The Congressional Review Act is a reckless tool
A new Congress and president have always had the power to repeal regulations enacted by prior administrations. Elections, after all, have consequences, and changes in policy are one of those consequences. A new Congress can pass legislation directing federal agencies to repeal and replace an offending rule, and once signed into law by the president, the agency must do so.
That’s the process our Founding Fathers designed and how things work normally. But the Congressional Review Act of 1996 changed the rules of the game. Though used only once before President Trump took office in 2017, he embraced the CRA to repeal 16 regulations during his first term. He is likely to turn to it again.
Most of the time, resolutions of disapproval under the CRA are more political theater than substantive lawmaking, because the president can simply veto the legislation. The 118th Congress, for example, introduced 117 CRA disapprovals and not one became law.
But when a single political party controls the presidency and both houses of Congress, the CRA becomes a weapon capable of causing vast and indiscriminate damage. That’s because the law creates an expedited process to claw back regulations finalized during the last 60 session days of the prior Congress, and for a new Congress and president to do so without the normal legislative safeguards.

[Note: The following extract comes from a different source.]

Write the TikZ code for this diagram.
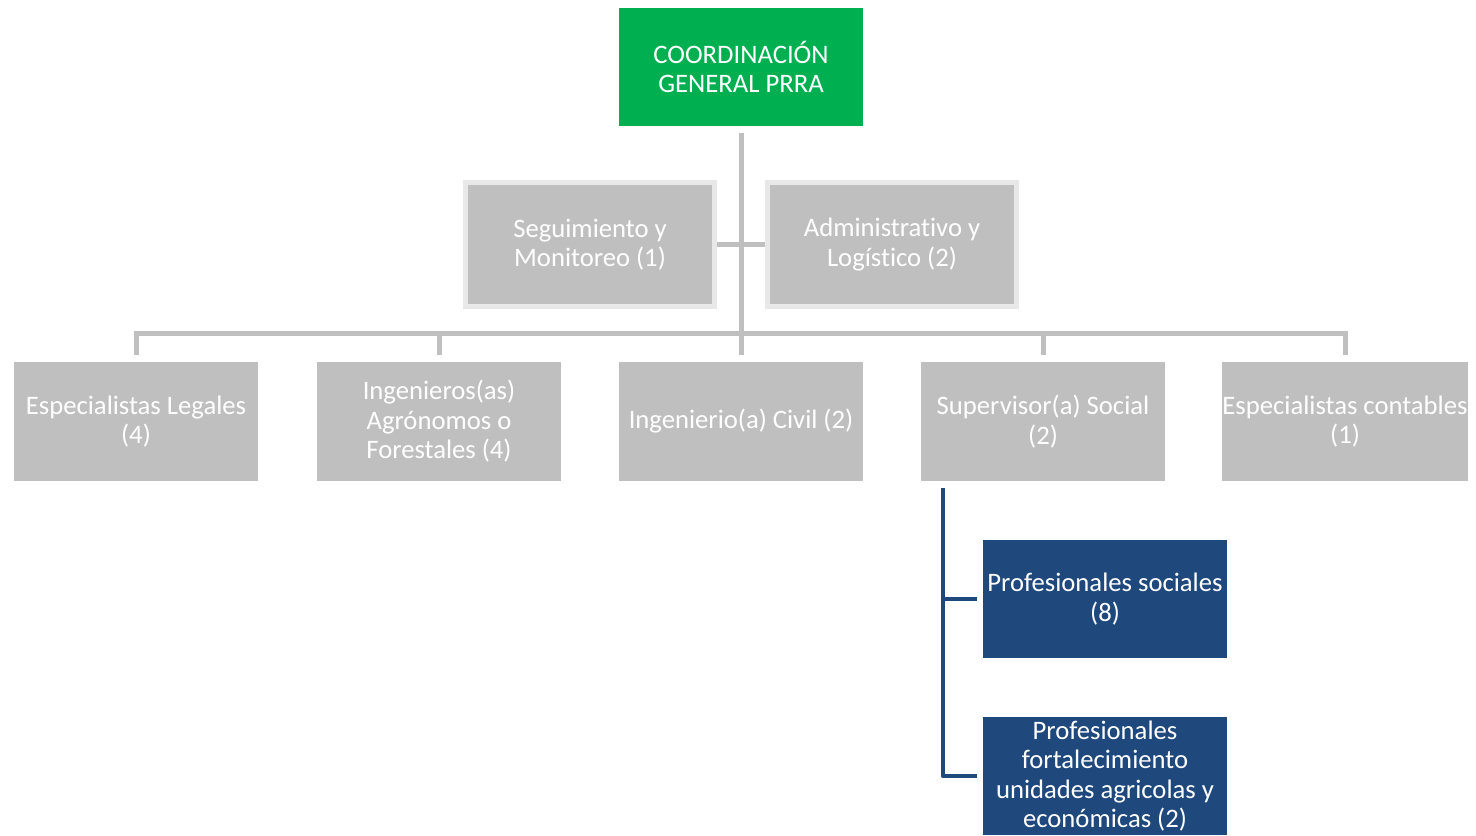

Resolutions of disapproval fast-track decisions by limiting public hearings and debate. A resolution of disapproval is literally a blank form where members of Congress need only fill in the name of the regulation to be abolished and the agency that issued it. Resolutions do not explain the reason for the repeal or tell an agency how to proceed following the repeal. They are subject to limited Senate debate and cannot be filibustered or amended. The abbreviated process leaves both agencies and the public groping for answers.
The CRA compounds these problems by telling agencies not to issue a rule that is “substantially the same” as a repealed rule. But the CRA fails to define what “substantially the same” means. This absence of direction is a problem when an agency has a continuing obligation to address a pressing issue, which most do.
Congress told the EPA to take lead and copper out of our water when it passed the Safe Drinking Water Act, which the EPA did in drinking water standards issued on Oct. 30, 2024. This rule protects up to 900,000 infants, and the rule’s benefits outweigh the costs by a factor of 13 to 1.
The EPA also finalized a rule ensuring that methane, a valuable commodity and potent greenhouse gas, reaches the market instead of escaping into the atmosphere. The rule reduces methane waste by 1.2 million metric tons through 2035 — the equivalent of taking nearly 8 million gas-powered cars off the road for a year — and will have cumulative climate benefits of up to $2 billion.
The Department of Health and Human Services administers Head Start, a program helping more than a million low-income children and their families each year. The department issued a final rule raising salaries for Head Start teachers and making other needed program improvements on Aug. 21 of last year.
These are just three examples of rules that are vulnerable to CRA resolutions of disapproval.
If the Trump administration targets rules like these, which it promises to do, agencies will remain obligated to act without knowing how, or how much, a new rule must depart from the disapproved version. Few agencies rise to such a challenge, opting instead to dedicate their limited resources to other, less perilous tasks. Absent clear standards, people who count on clean water and air, early childhood education and many other important goods and services are left worse off than they were under the vanquished rules.
Reasonable people can disagree about the wisdom of individual regulations, and reasonable people should vigorously debate how to regulate effectively and efficiently. But the CRA stifles discussion precisely when we need it the most. The law’s resolutions of disapproval are the tool of lawmakers more interested in making headlines than in solving problems.
We need legislators to do the hard work of building a better union, not to recklessly destroy rules drafted through a lengthy and public process. Congress, please don’t salt the earth by using the CRA.
John C. Ruple is a research professor of law at the University of Utah’s S.J. Quinney College of Law, and director of the Law and Policy Program at its Wallace Stegner Center for Land, Resources and the Environment. He served as senior counsel in the White House Council on Environmental Quality during the Biden administration.